11 thoughts on “Companies Add Jobs for 18th Straight Month – Investors Jump Out Windows

  1. While housing prices are down in certain predictable areas rates have helped forestall the collapse banks feared. Now, however, if rates rise prices may fall from already lower levels. Jobs/income, it seems, has to be the pull to the push from all the banker benevolence. Because of the price to rate problem above, the Fed won’t meaningfully raise rates until jobs pick up.

  2. I would think that rates would be raised when core inflation rised and is deemed moving too quickly or too high by the Fed.

    It seems the economy is in one of the business/generational cycles that could possibly take 20 years or longer to complete. I’m not sure when this latest cycle started except to look at technicals as a guide. Using year 2000 as a base, it’s half-way through.

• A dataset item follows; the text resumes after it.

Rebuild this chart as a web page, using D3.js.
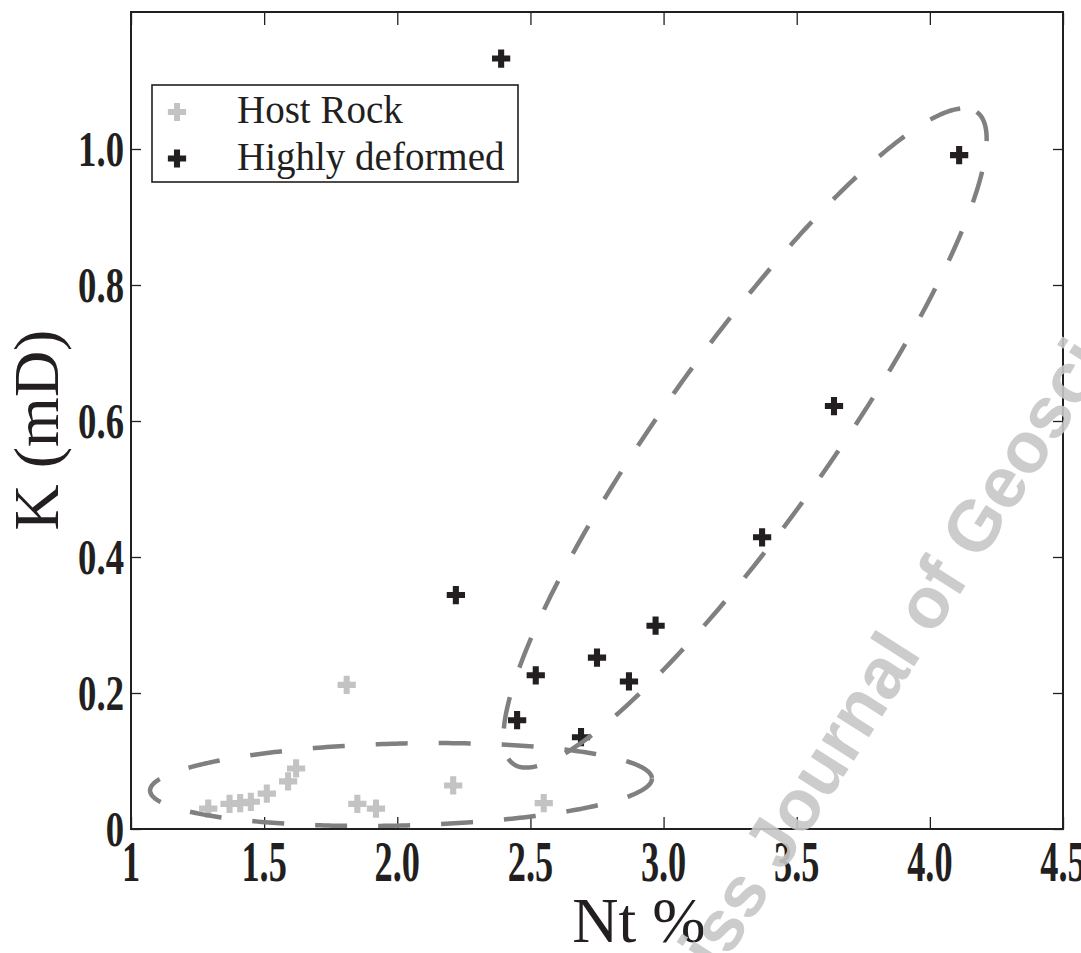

  3. Thanks for this post and your hard work, always.
    I tend to see media stories of those struggling, perhaps it creates a bias.
    Re trading, given the volatility, maybe the way to go is to buy on a down day (looks like futex are red currently), and sell some calls on decent
    Happy labour day

  4. With CAPE (Shiller’s PE) at 20 and fair value at 15, a swing to 10 is more likely than not. It’s a swing trader’s market. Cyclically, we have the 120-year cycle bottom due in 2014 (probably with a retest in 2016 like the last cycle in 1896 did), so we should be looking for a 1973-74 scenario of a 50% decline.

  5. Well said Bob. I’ve been following the PE10 as well and getting into single digits is “normal” given history. Not that the gov’t isn’t trying to alter the indicators!

  6. Speaking of cycles (and bubbles), how about those bonds?

    This is another bubble Bernanke is blowing and it is going to splatter big time when it busts. I realize he has little choice in the matter due to the “damned if you do, or damned if you don’t” position he’s in. It just is what it is.

    Here’s TBT weekly showing a bearish engulfing:

  7. And given yields are lower again today, I’d say that candlestick is geting “confirmed.”

    My EUO is looking very nice though. As are my short ETFs.

  8. g

    30 yr printed an new all time high today

    but has slipped back

    closes above 141.26

    and i will be buying bonds with both fists looking for a

    1% handle on 30 year bonds

  9. P, there is a nice, fat gravestone doji on the gold daily. Any thoughts? Especially with the dollar pushing 76, is 1936 in the cards still?